Exercise task: Starting at the line that contains "What React, TypeScript" and stopping after the line that contains "1.65, 1.96, 2.49];", copy the lines exactly. Pictures are left out.
--- Begin Material supplied ---
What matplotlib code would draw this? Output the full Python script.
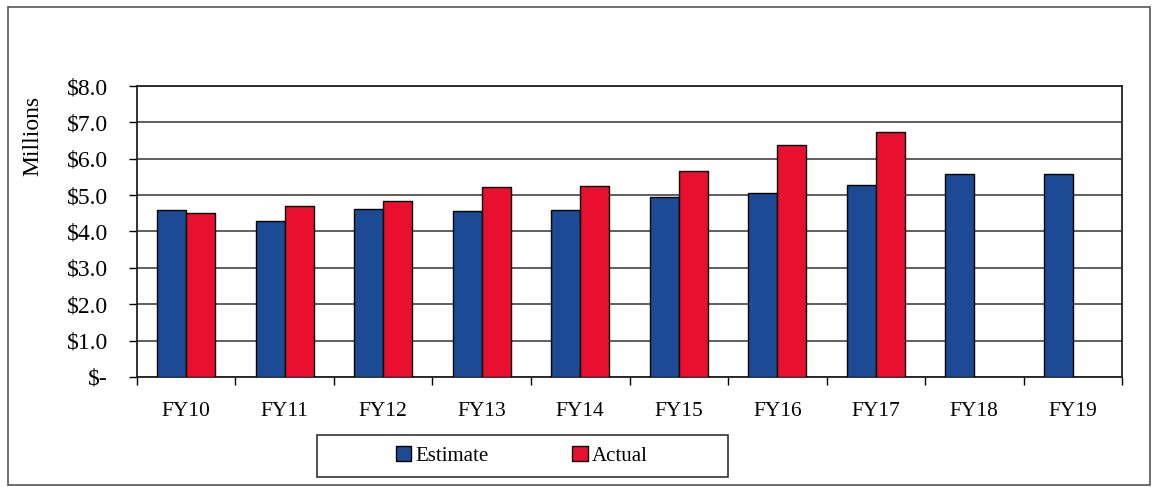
--- End Material supplied ---
--- Begin Material supplied ---
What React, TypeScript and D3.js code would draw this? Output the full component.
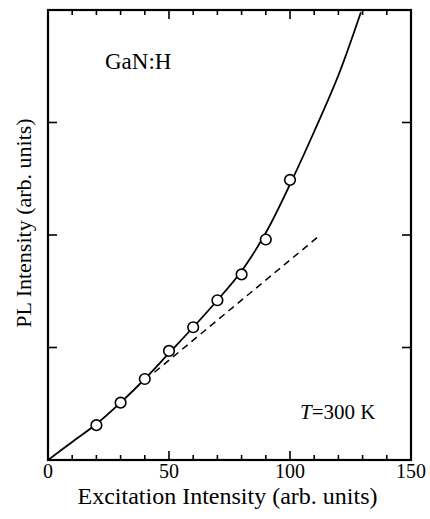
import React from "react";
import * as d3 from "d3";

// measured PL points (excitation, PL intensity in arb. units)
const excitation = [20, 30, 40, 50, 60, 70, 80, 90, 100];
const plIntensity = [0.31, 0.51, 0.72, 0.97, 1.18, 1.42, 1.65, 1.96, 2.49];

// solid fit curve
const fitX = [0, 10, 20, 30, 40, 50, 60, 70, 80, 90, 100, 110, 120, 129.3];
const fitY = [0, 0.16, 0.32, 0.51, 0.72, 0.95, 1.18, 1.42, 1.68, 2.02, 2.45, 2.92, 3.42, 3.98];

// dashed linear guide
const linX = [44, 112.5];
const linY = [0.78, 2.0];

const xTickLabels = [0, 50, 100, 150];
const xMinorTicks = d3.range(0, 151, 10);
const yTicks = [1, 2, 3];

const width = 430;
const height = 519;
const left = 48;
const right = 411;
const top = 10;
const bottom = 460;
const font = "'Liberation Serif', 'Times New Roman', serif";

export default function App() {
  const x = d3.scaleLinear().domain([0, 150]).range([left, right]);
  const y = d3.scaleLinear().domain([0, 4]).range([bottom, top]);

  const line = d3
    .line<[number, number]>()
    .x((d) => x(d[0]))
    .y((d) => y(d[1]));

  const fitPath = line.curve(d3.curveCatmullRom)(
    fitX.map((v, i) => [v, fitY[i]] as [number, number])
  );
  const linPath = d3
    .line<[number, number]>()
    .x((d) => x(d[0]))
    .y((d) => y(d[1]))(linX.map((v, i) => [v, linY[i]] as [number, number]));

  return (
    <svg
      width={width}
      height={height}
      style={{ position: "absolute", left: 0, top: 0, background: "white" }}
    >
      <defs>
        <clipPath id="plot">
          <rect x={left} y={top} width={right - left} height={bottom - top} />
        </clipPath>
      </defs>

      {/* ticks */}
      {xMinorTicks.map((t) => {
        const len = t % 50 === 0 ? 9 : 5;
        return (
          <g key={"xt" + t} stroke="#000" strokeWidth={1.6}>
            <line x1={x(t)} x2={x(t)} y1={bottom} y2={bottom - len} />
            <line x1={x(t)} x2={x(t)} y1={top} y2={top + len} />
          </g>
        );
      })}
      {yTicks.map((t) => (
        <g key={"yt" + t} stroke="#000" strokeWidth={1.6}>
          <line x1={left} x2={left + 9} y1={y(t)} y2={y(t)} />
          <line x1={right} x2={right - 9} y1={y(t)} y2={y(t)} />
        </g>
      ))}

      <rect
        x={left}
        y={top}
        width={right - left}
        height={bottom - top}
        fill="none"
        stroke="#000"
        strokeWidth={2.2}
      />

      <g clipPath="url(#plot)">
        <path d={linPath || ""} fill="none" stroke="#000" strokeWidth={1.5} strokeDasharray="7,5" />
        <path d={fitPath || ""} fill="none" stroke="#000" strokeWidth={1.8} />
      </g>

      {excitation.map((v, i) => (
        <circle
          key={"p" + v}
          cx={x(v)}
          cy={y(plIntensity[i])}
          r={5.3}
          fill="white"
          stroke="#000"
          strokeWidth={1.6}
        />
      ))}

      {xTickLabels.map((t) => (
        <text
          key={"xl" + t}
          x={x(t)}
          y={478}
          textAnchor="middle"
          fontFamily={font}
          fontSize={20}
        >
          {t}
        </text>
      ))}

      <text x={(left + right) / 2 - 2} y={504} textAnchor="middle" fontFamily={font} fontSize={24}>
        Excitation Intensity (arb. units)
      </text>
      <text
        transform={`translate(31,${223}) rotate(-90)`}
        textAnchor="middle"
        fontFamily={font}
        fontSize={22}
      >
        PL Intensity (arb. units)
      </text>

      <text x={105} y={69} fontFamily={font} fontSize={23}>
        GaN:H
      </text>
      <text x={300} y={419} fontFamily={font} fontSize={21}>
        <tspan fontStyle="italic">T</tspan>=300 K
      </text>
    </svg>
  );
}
--- End Material supplied ---
Reply to the exercise:
What React, TypeScript and D3.js code would draw this? Output the full component.
import React from "react";
import * as d3 from "d3";

// measured PL points (excitation, PL intensity in arb. units)
const excitation = [20, 30, 40, 50, 60, 70, 80, 90, 100];
const plIntensity = [0.31, 0.51, 0.72, 0.97, 1.18, 1.42, 1.65, 1.96, 2.49];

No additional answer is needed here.